▶ PROBLEM TO WORK ON:
Each line below must be set down exactly; omit any image you find.

▶ RECORDED DATA:
==========

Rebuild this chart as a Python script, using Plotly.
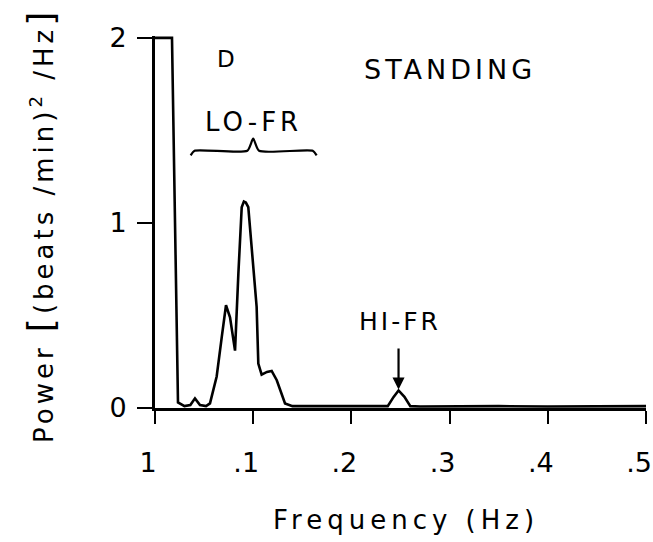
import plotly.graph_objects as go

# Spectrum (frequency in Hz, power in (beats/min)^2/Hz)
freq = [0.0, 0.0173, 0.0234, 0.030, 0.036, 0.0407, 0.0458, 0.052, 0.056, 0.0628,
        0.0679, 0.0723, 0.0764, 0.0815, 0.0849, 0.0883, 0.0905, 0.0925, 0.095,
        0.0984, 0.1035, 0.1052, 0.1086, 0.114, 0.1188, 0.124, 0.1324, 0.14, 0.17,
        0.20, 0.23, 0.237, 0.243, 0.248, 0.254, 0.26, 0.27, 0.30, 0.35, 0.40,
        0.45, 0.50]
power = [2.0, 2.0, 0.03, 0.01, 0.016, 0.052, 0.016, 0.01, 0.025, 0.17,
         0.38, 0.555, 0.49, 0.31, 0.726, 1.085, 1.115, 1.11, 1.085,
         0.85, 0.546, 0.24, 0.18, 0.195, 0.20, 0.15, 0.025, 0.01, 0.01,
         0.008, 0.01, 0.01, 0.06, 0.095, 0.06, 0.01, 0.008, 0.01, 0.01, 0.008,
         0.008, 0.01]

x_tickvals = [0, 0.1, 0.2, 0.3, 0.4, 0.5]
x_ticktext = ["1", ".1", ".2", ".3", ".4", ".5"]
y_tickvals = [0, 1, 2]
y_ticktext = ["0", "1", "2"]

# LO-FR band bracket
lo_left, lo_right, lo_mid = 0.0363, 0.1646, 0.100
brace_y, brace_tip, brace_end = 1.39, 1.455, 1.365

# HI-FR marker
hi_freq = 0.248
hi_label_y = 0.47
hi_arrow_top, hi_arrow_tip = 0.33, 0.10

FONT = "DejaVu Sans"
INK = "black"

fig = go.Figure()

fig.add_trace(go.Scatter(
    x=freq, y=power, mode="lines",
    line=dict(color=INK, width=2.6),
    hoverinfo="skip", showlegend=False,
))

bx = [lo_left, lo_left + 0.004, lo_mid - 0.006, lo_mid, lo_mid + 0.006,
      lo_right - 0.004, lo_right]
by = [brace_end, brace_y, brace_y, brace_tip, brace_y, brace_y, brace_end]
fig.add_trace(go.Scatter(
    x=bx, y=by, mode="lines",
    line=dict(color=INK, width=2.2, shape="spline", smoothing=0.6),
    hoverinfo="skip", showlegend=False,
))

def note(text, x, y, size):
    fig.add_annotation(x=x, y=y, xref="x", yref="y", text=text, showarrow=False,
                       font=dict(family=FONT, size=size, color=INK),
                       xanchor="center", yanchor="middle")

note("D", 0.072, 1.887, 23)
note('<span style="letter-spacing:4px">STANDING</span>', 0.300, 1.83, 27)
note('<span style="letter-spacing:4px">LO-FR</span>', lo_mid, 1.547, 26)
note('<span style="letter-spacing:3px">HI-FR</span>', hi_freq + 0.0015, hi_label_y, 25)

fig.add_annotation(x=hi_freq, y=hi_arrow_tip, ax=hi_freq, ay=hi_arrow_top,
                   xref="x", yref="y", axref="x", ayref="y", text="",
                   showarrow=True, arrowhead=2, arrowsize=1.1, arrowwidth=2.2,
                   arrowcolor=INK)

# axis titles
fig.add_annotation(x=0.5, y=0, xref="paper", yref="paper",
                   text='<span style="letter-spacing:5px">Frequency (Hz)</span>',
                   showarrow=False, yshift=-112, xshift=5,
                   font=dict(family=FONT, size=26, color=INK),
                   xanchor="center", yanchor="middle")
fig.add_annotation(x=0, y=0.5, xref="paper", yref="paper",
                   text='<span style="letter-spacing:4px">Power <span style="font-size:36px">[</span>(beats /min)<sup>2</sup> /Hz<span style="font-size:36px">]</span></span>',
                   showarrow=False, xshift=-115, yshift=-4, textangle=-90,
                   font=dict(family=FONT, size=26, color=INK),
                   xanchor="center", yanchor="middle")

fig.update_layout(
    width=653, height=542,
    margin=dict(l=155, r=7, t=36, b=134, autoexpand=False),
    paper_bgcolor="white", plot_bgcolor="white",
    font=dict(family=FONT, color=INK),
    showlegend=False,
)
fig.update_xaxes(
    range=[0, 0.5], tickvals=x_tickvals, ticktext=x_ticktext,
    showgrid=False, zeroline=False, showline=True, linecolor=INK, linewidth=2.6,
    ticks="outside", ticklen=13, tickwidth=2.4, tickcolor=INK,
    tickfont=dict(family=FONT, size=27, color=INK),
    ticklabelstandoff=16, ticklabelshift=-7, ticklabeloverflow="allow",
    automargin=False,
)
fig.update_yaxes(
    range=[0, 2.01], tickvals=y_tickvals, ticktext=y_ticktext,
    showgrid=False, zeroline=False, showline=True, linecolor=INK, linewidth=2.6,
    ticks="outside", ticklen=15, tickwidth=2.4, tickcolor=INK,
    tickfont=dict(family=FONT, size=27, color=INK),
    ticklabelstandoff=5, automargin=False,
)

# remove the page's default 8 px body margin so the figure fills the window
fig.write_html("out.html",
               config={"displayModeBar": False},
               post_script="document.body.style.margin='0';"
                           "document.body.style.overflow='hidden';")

==========

▶ WRITTEN RESPONSE:
Rebuild this chart as a Python script, using Plotly.
import plotly.graph_objects as go

# Spectrum (frequency in Hz, power in (beats/min)^2/Hz)
freq = [0.0, 0.0173, 0.0234, 0.030, 0.036, 0.0407, 0.0458, 0.052, 0.056, 0.0628,
        0.0679, 0.0723, 0.0764, 0.0815, 0.0849, 0.0883, 0.0905, 0.0925, 0.095,
        0.0984, 0.1035, 0.1052, 0.1086, 0.114, 0.1188, 0.124, 0.1324, 0.14, 0.17,
        0.20, 0.23, 0.237, 0.243, 0.248, 0.254, 0.26, 0.27, 0.30, 0.35, 0.40,
        0.45, 0.50]
power = [2.0, 2.0, 0.03, 0.01, 0.016, 0.052, 0.016, 0.01, 0.025, 0.17,
         0.38, 0.555, 0.49, 0.31, 0.726, 1.085, 1.115, 1.11, 1.085,
         0.85, 0.546, 0.24, 0.18, 0.195, 0.20, 0.15, 0.025, 0.01, 0.01,
         0.008, 0.01, 0.01, 0.06, 0.095, 0.06, 0.01, 0.008, 0.01, 0.01, 0.008,
         0.008, 0.01]

x_tickvals = [0, 0.1, 0.2, 0.3, 0.4, 0.5]
x_ticktext = ["1", ".1", ".2", ".3", ".4", ".5"]
y_tickvals = [0, 1, 2]
y_ticktext = ["0", "1", "2"]

# LO-FR band bracket
lo_left, lo_right, lo_mid = 0.0363, 0.1646, 0.100
brace_y, brace_tip, brace_end = 1.39, 1.455, 1.365

# HI-FR marker
hi_freq = 0.248
hi_label_y = 0.47
hi_arrow_top, hi_arrow_tip = 0.33, 0.10

FONT = "DejaVu Sans"
INK = "black"

fig = go.Figure()

fig.add_trace(go.Scatter(
    x=freq, y=power, mode="lines",
    line=dict(color=INK, width=2.6),
    hoverinfo="skip", showlegend=False,
))

bx = [lo_left, lo_left + 0.004, lo_mid - 0.006, lo_mid, lo_mid + 0.006,
      lo_right - 0.004, lo_right]
by = [brace_end, brace_y, brace_y, brace_tip, brace_y, brace_y, brace_end]
fig.add_trace(go.Scatter(
    x=bx, y=by, mode="lines",
    line=dict(color=INK, width=2.2, shape="spline", smoothing=0.6),
    hoverinfo="skip", showlegend=False,
))

def note(text, x, y, size):
    fig.add_annotation(x=x, y=y, xref="x", yref="y", text=text, showarrow=False,
                       font=dict(family=FONT, size=size, color=INK),
                       xanchor="center", yanchor="middle")

note("D", 0.072, 1.887, 23)
note('<span style="letter-spacing:4px">STANDING</span>', 0.300, 1.83, 27)
note('<span style="letter-spacing:4px">LO-FR</span>', lo_mid, 1.547, 26)
note('<span style="letter-spacing:3px">HI-FR</span>', hi_freq + 0.0015, hi_label_y, 25)

fig.add_annotation(x=hi_freq, y=hi_arrow_tip, ax=hi_freq, ay=hi_arrow_top,
                   xref="x", yref="y", axref="x", ayref="y", text="",
                   showarrow=True, arrowhead=2, arrowsize=1.1, arrowwidth=2.2,
                   arrowcolor=INK)

# axis titles
fig.add_annotation(x=0.5, y=0, xref="paper", yref="paper",
                   text='<span style="letter-spacing:5px">Frequency (Hz)</span>',
                   showarrow=False, yshift=-112, xshift=5,
                   font=dict(family=FONT, size=26, color=INK),
                   xanchor="center", yanchor="middle")
fig.add_annotation(x=0, y=0.5, xref="paper", yref="paper",
                   text='<span style="letter-spacing:4px">Power <span style="font-size:36px">[</span>(beats /min)<sup>2</sup> /Hz<span style="font-size:36px">]</span></span>',
                   showarrow=False, xshift=-115, yshift=-4, textangle=-90,
                   font=dict(family=FONT, size=26, color=INK),
                   xanchor="center", yanchor="middle")

fig.update_layout(
    width=653, height=542,
    margin=dict(l=155, r=7, t=36, b=134, autoexpand=False),
    paper_bgcolor="white", plot_bgcolor="white",
    font=dict(family=FONT, color=INK),
    showlegend=False,
)
fig.update_xaxes(
    range=[0, 0.5], tickvals=x_tickvals, ticktext=x_ticktext,
    showgrid=False, zeroline=False, showline=True, linecolor=INK, linewidth=2.6,
    ticks="outside", ticklen=13, tickwidth=2.4, tickcolor=INK,
    tickfont=dict(family=FONT, size=27, color=INK),
    ticklabelstandoff=16, ticklabelshift=-7, ticklabeloverflow="allow",
    automargin=False,
)
fig.update_yaxes(
    range=[0, 2.01], tickvals=y_tickvals, ticktext=y_ticktext,
    showgrid=False, zeroline=False, showline=True, linecolor=INK, linewidth=2.6,
    ticks="outside", ticklen=15, tickwidth=2.4, tickcolor=INK,
    tickfont=dict(family=FONT, size=27, color=INK),
    ticklabelstandoff=5, automargin=False,
)

# remove the page's default 8 px body margin so the figure fills the window
fig.write_html("out.html",
               config={"displayModeBar": False},
               post_script="document.body.style.margin='0';"
                           "document.body.style.overflow='hidden';")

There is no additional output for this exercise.